§ **TASK STATEMENT**
Retype the whole listing, please, keeping every line exact and dropping the pictures.
DATA start
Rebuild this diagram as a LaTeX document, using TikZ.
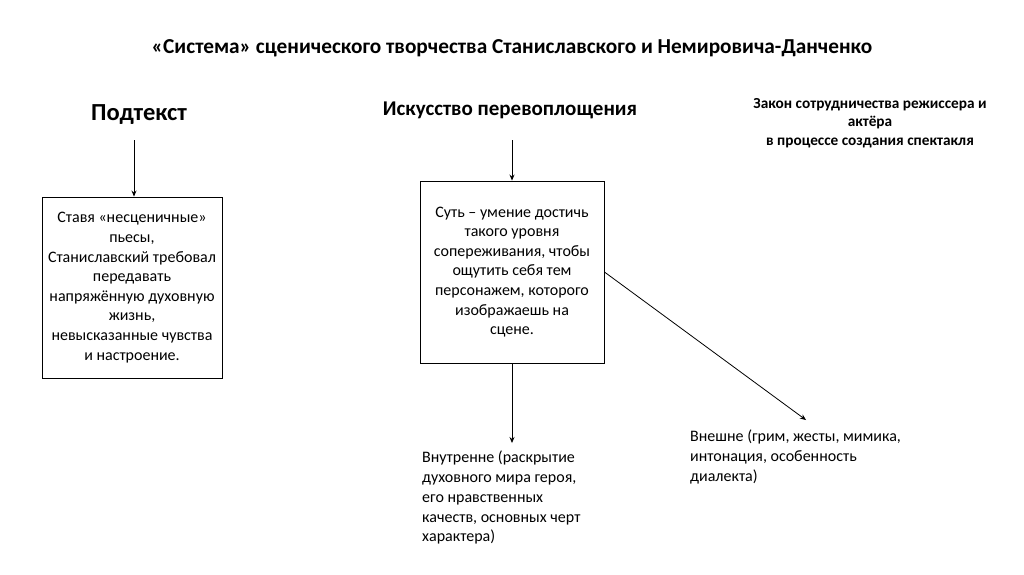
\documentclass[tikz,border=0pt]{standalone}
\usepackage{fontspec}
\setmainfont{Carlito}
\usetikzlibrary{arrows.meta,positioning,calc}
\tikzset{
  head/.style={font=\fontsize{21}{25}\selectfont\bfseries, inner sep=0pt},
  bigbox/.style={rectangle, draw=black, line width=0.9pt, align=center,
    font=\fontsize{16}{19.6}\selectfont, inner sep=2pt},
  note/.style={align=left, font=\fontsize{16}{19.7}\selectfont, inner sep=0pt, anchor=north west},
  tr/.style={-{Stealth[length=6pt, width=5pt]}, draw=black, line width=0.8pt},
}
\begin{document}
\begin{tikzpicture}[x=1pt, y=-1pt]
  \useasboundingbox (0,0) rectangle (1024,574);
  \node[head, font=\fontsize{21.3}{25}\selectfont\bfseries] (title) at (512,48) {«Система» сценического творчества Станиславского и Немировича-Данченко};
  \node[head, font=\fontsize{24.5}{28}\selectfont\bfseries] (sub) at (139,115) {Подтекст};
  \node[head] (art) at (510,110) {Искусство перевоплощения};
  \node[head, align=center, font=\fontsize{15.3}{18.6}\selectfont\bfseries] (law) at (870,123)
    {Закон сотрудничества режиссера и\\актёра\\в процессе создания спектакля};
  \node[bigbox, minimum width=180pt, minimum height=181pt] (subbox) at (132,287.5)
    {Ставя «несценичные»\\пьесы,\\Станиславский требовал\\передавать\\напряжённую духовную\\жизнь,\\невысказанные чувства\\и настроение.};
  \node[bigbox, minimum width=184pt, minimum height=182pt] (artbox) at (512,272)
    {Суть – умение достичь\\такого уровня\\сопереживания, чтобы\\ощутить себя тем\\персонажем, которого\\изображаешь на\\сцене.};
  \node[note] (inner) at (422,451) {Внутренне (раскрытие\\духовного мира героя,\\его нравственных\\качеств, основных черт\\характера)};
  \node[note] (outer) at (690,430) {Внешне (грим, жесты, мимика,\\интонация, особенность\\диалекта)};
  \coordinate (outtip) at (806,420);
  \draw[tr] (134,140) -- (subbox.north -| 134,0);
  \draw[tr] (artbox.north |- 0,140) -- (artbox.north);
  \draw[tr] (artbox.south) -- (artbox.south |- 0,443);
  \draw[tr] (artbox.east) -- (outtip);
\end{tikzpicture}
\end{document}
DATA end
§ **EXERCISE OUTPUT**
Rebuild this diagram as a LaTeX document, using TikZ.
\documentclass[tikz,border=0pt]{standalone}
\usepackage{fontspec}
\setmainfont{Carlito}
\usetikzlibrary{arrows.meta,positioning,calc}
\tikzset{
  head/.style={font=\fontsize{21}{25}\selectfont\bfseries, inner sep=0pt},
  bigbox/.style={rectangle, draw=black, line width=0.9pt, align=center,
    font=\fontsize{16}{19.6}\selectfont, inner sep=2pt},
  note/.style={align=left, font=\fontsize{16}{19.7}\selectfont, inner sep=0pt, anchor=north west},
  tr/.style={-{Stealth[length=6pt, width=5pt]}, draw=black, line width=0.8pt},
}
\begin{document}
\begin{tikzpicture}[x=1pt, y=-1pt]
  \useasboundingbox (0,0) rectangle (1024,574);
  \node[head, font=\fontsize{21.3}{25}\selectfont\bfseries] (title) at (512,48) {«Система» сценического творчества Станиславского и Немировича-Данченко};
  \node[head, font=\fontsize{24.5}{28}\selectfont\bfseries] (sub) at (139,115) {Подтекст};
  \node[head] (art) at (510,110) {Искусство перевоплощения};
  \node[head, align=center, font=\fontsize{15.3}{18.6}\selectfont\bfseries] (law) at (870,123)
    {Закон сотрудничества режиссера и\\актёра\\в процессе создания спектакля};
  \node[bigbox, minimum width=180pt, minimum height=181pt] (subbox) at (132,287.5)
    {Ставя «несценичные»\\пьесы,\\Станиславский требовал\\передавать\\напряжённую духовную\\жизнь,\\невысказанные чувства\\и настроение.};
  \node[bigbox, minimum width=184pt, minimum height=182pt] (artbox) at (512,272)
    {Суть – умение достичь\\такого уровня\\сопереживания, чтобы\\ощутить себя тем\\персонажем, которого\\изображаешь на\\сцене.};
  \node[note] (inner) at (422,451) {Внутренне (раскрытие\\духовного мира героя,\\его нравственных\\качеств, основных черт\\характера)};
  \node[note] (outer) at (690,430) {Внешне (грим, жесты, мимика,\\интонация, особенность\\диалекта)};
  \coordinate (outtip) at (806,420);
  \draw[tr] (134,140) -- (subbox.north -| 134,0);
  \draw[tr] (artbox.north |- 0,140) -- (artbox.north);
  \draw[tr] (artbox.south) -- (artbox.south |- 0,443);
  \draw[tr] (artbox.east) -- (outtip);
\end{tikzpicture}
\end{document}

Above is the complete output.